Fish that fight
Published: Tuesday, October 9, 2007 - 8:51pm
Fighting fish. Scientific name: Beta Splenden. And mascot of the Uni girls swim team. The swim team is known for its ever-changing name. Last year it was the Stingrays (which was very timely considering the untimely death of Steve Irwin). The year before that, the Pirates.
This was one of the more controversial names for the team to pick, because pirates are generally well-known for being lawbreakers and less than honorable people. But the people on the team would simply have pointed out that they liked the movie "Pirates of the Caribbean." Mainly, though, it contrasted nicely with the two previous years' "Rubber Duckies."
I am a part of the swim team, so I can honestly say that we get very little recognition. I can understand that, though. After all, swimming is possibly one of the most boring sports to watch unless it's professional. The suits are not meant to be aesthetically pleasing, and neither are the caps, or the extremely attractive goggle-marks that any swimmer can testify that they get every day. And it's all in the water, which means you can't really see what's going on (what with all the splashing).
Still, any swimmer will be happy to rattle off a list of all the things that they do every day that makes their sport harder than any other (at least at Uni). We don't wake up at 5:30 in the morning. We are in the pool at 5:30, and up at 5. And we do it all in freezing water.
Swimming works every muscle in your body: legs, arms, and abs. And while you're working out, you don't just get to breathe whenever you want. You hold your breath, sometimes until your lungs feel like bursting. This year, the Uni team has suffered even more than in past years because we don't have an official pool. So after being in the cold water for an hour, we pick up all of our heavy bags and walk through the cold for a few brief moments (enough to chill you) to the unbelievably small, hot, and bad-tasting pool at CRCE.

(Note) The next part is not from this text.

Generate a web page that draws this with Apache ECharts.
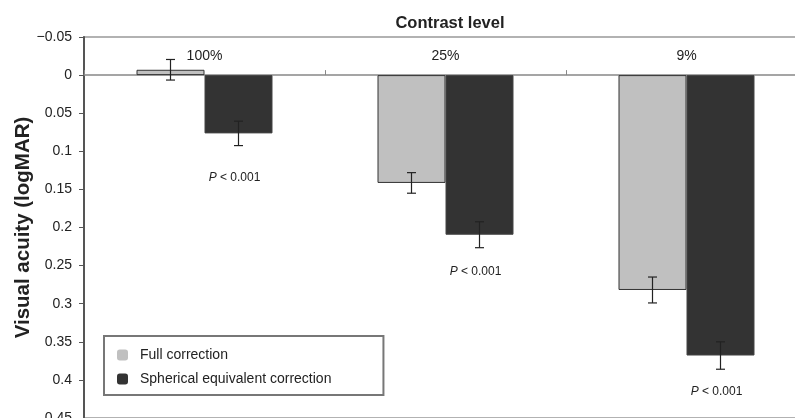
<!DOCTYPE html>
<html><head><meta charset="utf-8">
<script src="https://cdn.jsdelivr.net/npm/echarts@6/dist/echarts.min.js"></script>
<style>html,body{margin:0;padding:0;background:#fff}#c{width:795px;height:418px}</style>
</head><body><div id="c"></div>
<script>
var categories = ['100%', '25%', '9%'];
var fullValues = [-0.007, 0.1415, 0.282];
var fullErrors = [0.0135, 0.0135, 0.017];
var sphValues = [0.0765, 0.2095, 0.368];
var sphErrors = [0.016, 0.017, 0.018];
var pLabelValues = [0.134, 0.258, 0.415];
var pLabelText = 'P < 0.001';
var yTicks = { min: -0.05, max: 0.45, step: 0.05 };

var FONT = '"Liberation Sans", Arial, sans-serif';
var BARW = 68;

function errData(vals, errs) {
  return vals.map(function (v, i) { return [i, v, errs[i]]; });
}
function errRender(offset) {
  return function (params, api) {
    var i = api.value(0), v = api.value(1), e = api.value(2);
    var top = api.coord([i, v - e]);
    var bot = api.coord([i, v + e]);
    var x = top[0] + offset;
    var cap = 4.5;
    var st = { stroke: '#222', lineWidth: 1.2 };
    return { type: 'group', children: [
      { type: 'line', shape: { x1: x, y1: top[1], x2: x, y2: bot[1] }, style: st },
      { type: 'line', shape: { x1: x - cap, y1: top[1], x2: x + cap, y2: top[1] }, style: st },
      { type: 'line', shape: { x1: x - cap, y1: bot[1], x2: x + cap, y2: bot[1] }, style: st }
    ]};
  };
}

var chart = echarts.init(document.getElementById('c'));
chart.setOption({
  animation: false,
  textStyle: { fontFamily: FONT },
  title: { text: 'Contrast level', left: 445, top: 10, textAlign: 'center',
    textStyle: { fontSize: 16.5, fontWeight: 'bold', color: '#222', fontFamily: FONT } },
  grid: { left: 84, right: -12, top: 37, bottom: 0, containLabel: false, outerBoundsMode: 'none',
    show: true, borderColor: '#999', borderWidth: 1.5, backgroundColor: 'transparent' },
  legend: {
    orient: 'vertical', left: 104, top: 336,
    padding: [12, 52, 9, 13], itemGap: 10,
    itemWidth: 11, itemHeight: 11,
    borderColor: '#777', borderWidth: 2,
    textStyle: { fontSize: 14, color: '#222', fontFamily: FONT, padding: [0, 0, 0, 7] },
    itemStyle: { borderWidth: 0 },
    data: ['Full correction', 'Spherical equivalent correction']
  },
  xAxis: {
    type: 'category', data: categories, position: 'top',
    axisLine: { onZero: true, lineStyle: { color: '#888', width: 1.5 } },
    axisTick: { show: true, length: 5, lineStyle: { color: '#888' } },
    axisLabel: { fontSize: 14, color: '#222', margin: -26, fontFamily: FONT },
    splitLine: { show: false }
  },
  yAxis: {
    type: 'value', inverse: true, min: yTicks.min, max: yTicks.max, interval: yTicks.step,
    name: 'Visual acuity (logMAR)', nameLocation: 'middle', nameGap: 50, nameMoveOverlap: false,
    nameTextStyle: { fontSize: 20.5, fontWeight: 'bold', color: '#222', fontFamily: FONT },
    axisLine: { show: true, onZero: false, lineStyle: { color: '#555', width: 2 } },
    axisTick: { show: true, length: 5, lineStyle: { color: '#555' } },
    axisLabel: { fontSize: 14, color: '#222', margin: 12, fontFamily: FONT,
      formatter: function (v) { var s = String(Math.round(v * 100) / 100); return s.replace('-', '\u2212'); } },
    splitLine: { show: false }
  },
  series: [
    { name: 'Full correction', type: 'bar', data: fullValues, barWidth: BARW, barGap: '0%',
      itemStyle: { color: '#c0c0c0', borderColor: '#333', borderWidth: 1 } },
    { name: 'Spherical equivalent correction', type: 'bar', data: sphValues, barWidth: BARW,
      itemStyle: { color: '#333333', borderColor: '#444', borderWidth: 1 } },
    { type: 'custom', data: errData(fullValues, fullErrors), renderItem: errRender(-BARW / 2), z: 10, silent: true },
    { type: 'custom', data: errData(sphValues, sphErrors), renderItem: errRender(BARW / 2), z: 10, silent: true },
    { type: 'custom', z: 10, silent: true,
      data: pLabelValues.map(function (v, i) { return [i, v]; }),
      renderItem: function (params, api) {
        var p = api.coord([api.value(0), api.value(1)]);
        return { type: 'text', x: p[0] + 30, y: p[1],
          style: { text: '{i|P} < 0.001', align: 'center', verticalAlign: 'middle',
            fontSize: 12, fill: '#222', fontFamily: FONT,
            rich: { i: { fontStyle: 'italic', fontSize: 12, fontFamily: FONT, fill: '#222' } } } };
      } }
  ]
});
</script></body></html>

In spite of all of this and the fact that we never go to state and rarely win meets because we don't have anyone diving, I still love swimming. Once you get past the fact that we spend the majority of our Saturdays traveling to dinky country towns where we inevitably get lost and spend time driving around aimlessly in the early morning, you're never really dry or free of the smell of chlorine, and you accept the fact that you will want to burn any pictures snapped at a meet, swimming can be enjoyable. The team bonding is amazing, everyone has a secret buddy (and usually the best of all the sports in my experience) and birthday or "unbirthday," and there is a certain sense of pride that you can brag to any of your friends that you got two hours of sleep and still went to practice, sat through classes, and took that test.
My favorite part is still coming up with what our mascots say. Did you know that stingrays say "ner" and fighting fish say "narf"?